Bir yanda açlık ve sefalete mahkum olmuş olan milyonlar, diğer yanda ise Saray ve şürekası var. Erdoğan döneminde iki Türkiye oluştu; biri vatandaşın Türkiye’si, diğeri Saray'ın Türkiye’si. Saray'ın Türkiye’sinde artan gıda fiyatlarına dair bir dert yok. Saray'ın Türkiye’sinde elektrik faturası derdi yok, doğal gaz faturası derdi yok, ulaşım maliyeti derdi yok, 'Ben şimdi bayramda akrabamı nasıl ziyaret edeceğim' kaygısı yok. Ama vatandaşın Türkiye’si, bambaşka bir Türkiye. Birileri Saray'da ejder meyveli smoothie içerken halkı kuru ekmeğe mahkum ettiler.
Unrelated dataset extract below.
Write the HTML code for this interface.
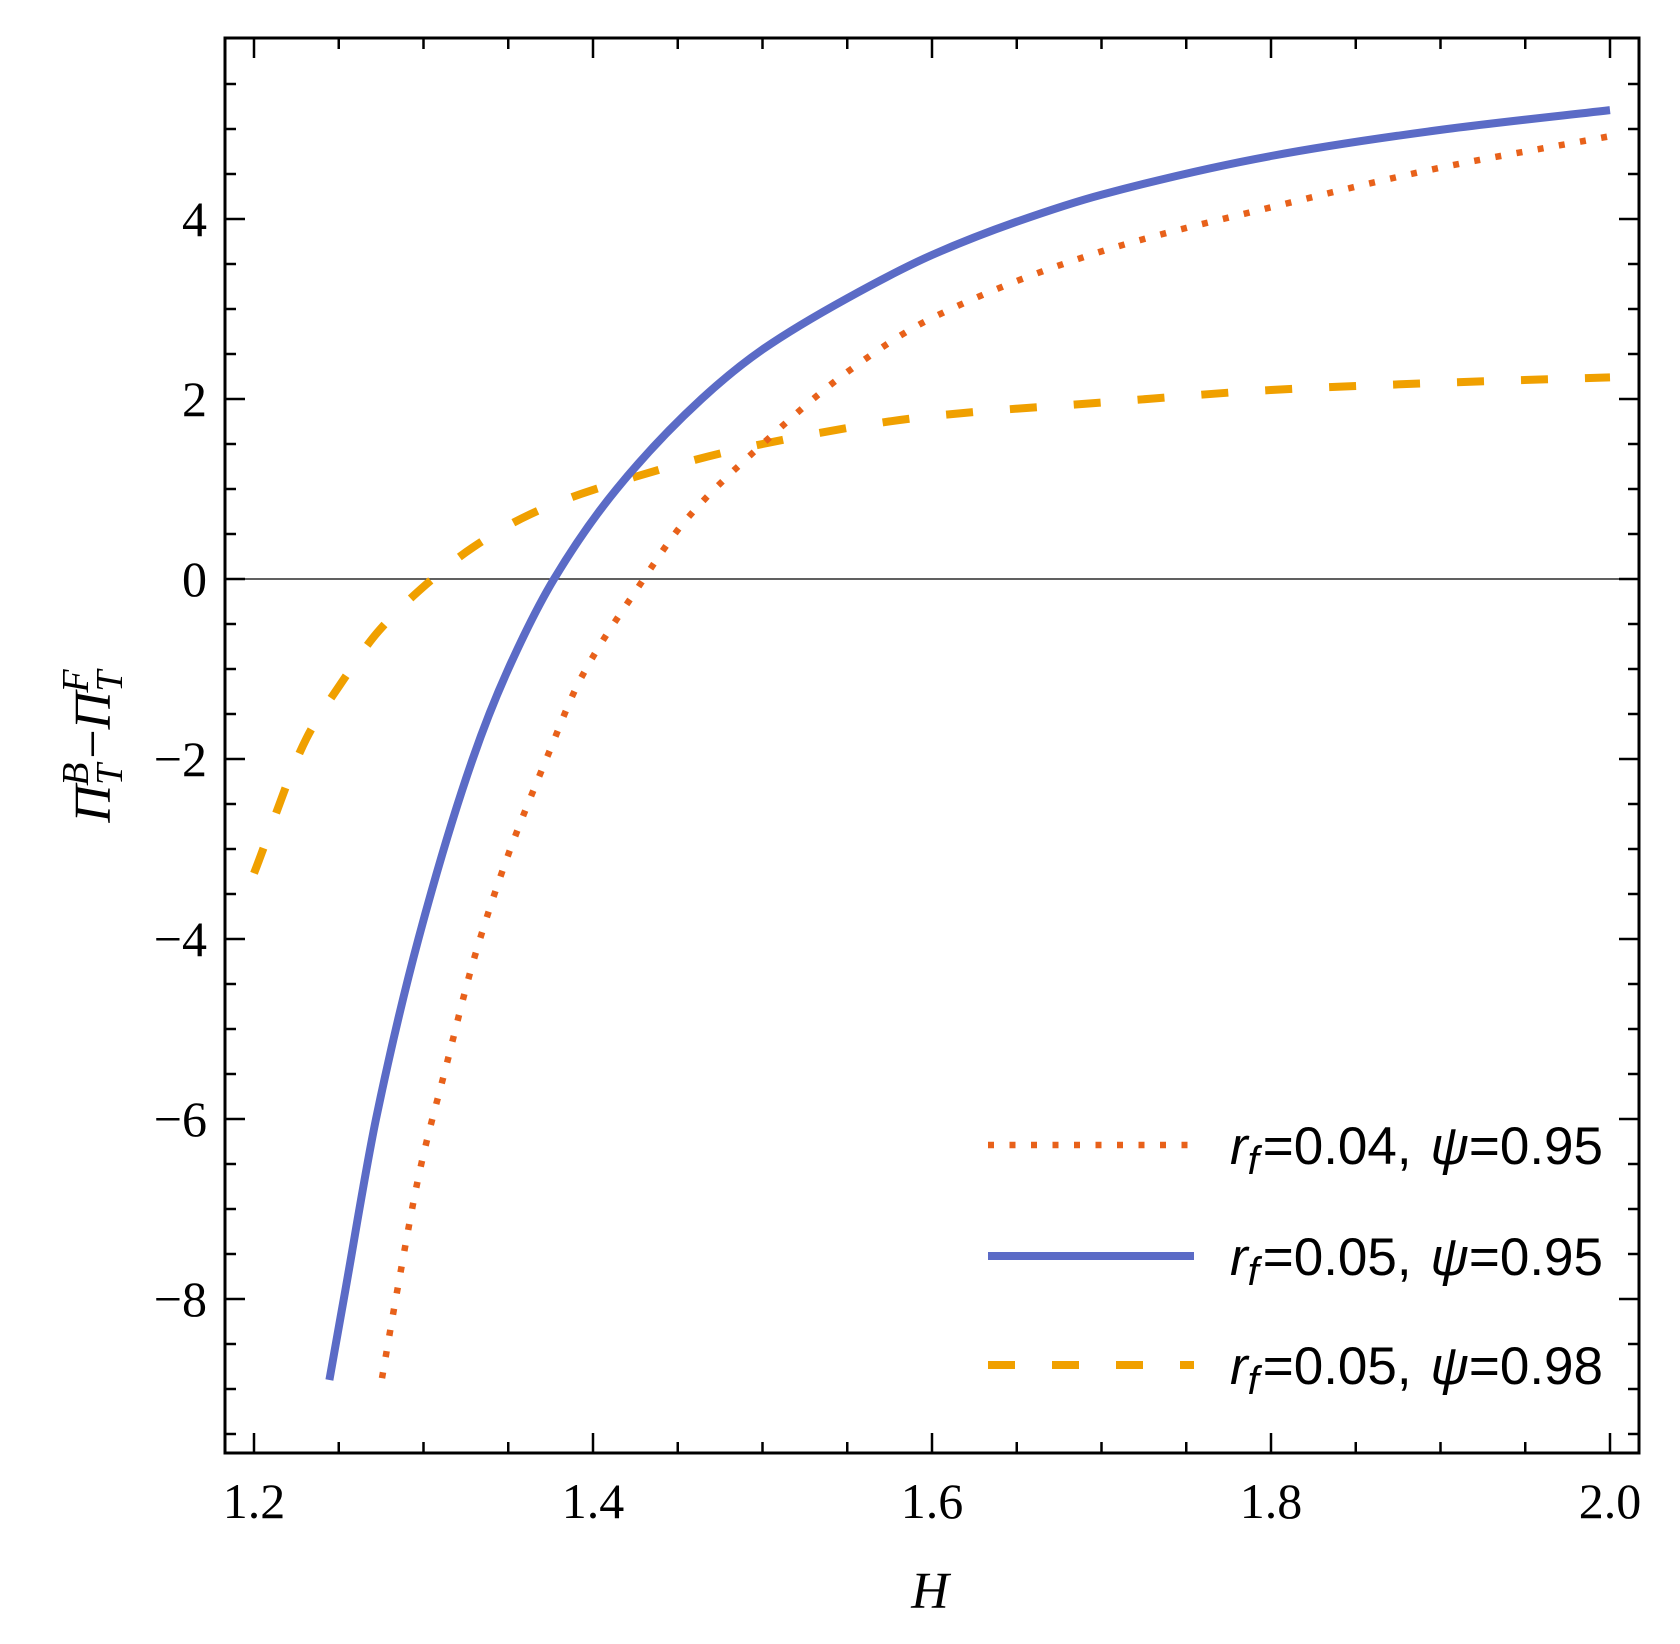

Bugün bir ekmek 7 lira olmuş durumda. Meclis'te bir arkadaşımız, 'Halk aç, aç. Midesine kuru ekmek ancak gidiyor' dediğinde bir AKP milletvekili, 'O zaman aç değilmiş, midesine ekmek gidiyormuş' diyebilmişti. Bu kadar halktan kopuk bir iktidar var ve bu iktidar, her geçen gün, derinleştirdiği bu ayrımcılığı, eşitsizliği zamlarla da taçlandırıyor.
"Kadınlar, bırakın ay sonunu getirmeyi, günün sonunu nasıl getireceğini düşünüyor "
Şunu çok iyi biliyoruz; akaryakıta gelen zam demek, nakliye giderlerinin artması demek. Nakliye giderlerinin artması demek, gıda fiyatlarının artması demek. İşte o yüzden bugün bir zincir markete gittiğinizde en ucuz makarna 10 TL, bir zincir markete gittiğinizde en ucuz peynirin kilosu 151 TL, bebek bezi 152 lira, etin kilosu 300 lira.
Artık vatandaşın Türkiye’sinde et yemek hayal bile değil. Kadınlar, çocuklarının beslenme çantasını dolduramıyor. İşte ülkemizin sürüklendiği tablo budur. Yani derin yoksullukla karşı karşıyayız. Kadınlar, bırakın ay sonunu getirmeyi, günün sonunu nasıl getireceğini düşünüyor. Üstelik kadınlara iş de yok. Çalışma hayatında, iş arayan her üç kadından sadece biri çalışabiliyor. Ortalama ücret, yüzde 60 oranında asgari ücret. 'Ekonomistim' diyen Erdoğan sayesinde tüm kadınlar ekonomist oldu, ev ekonomisini nasıl yöneteceğini artık çok iyi biliyorlar.”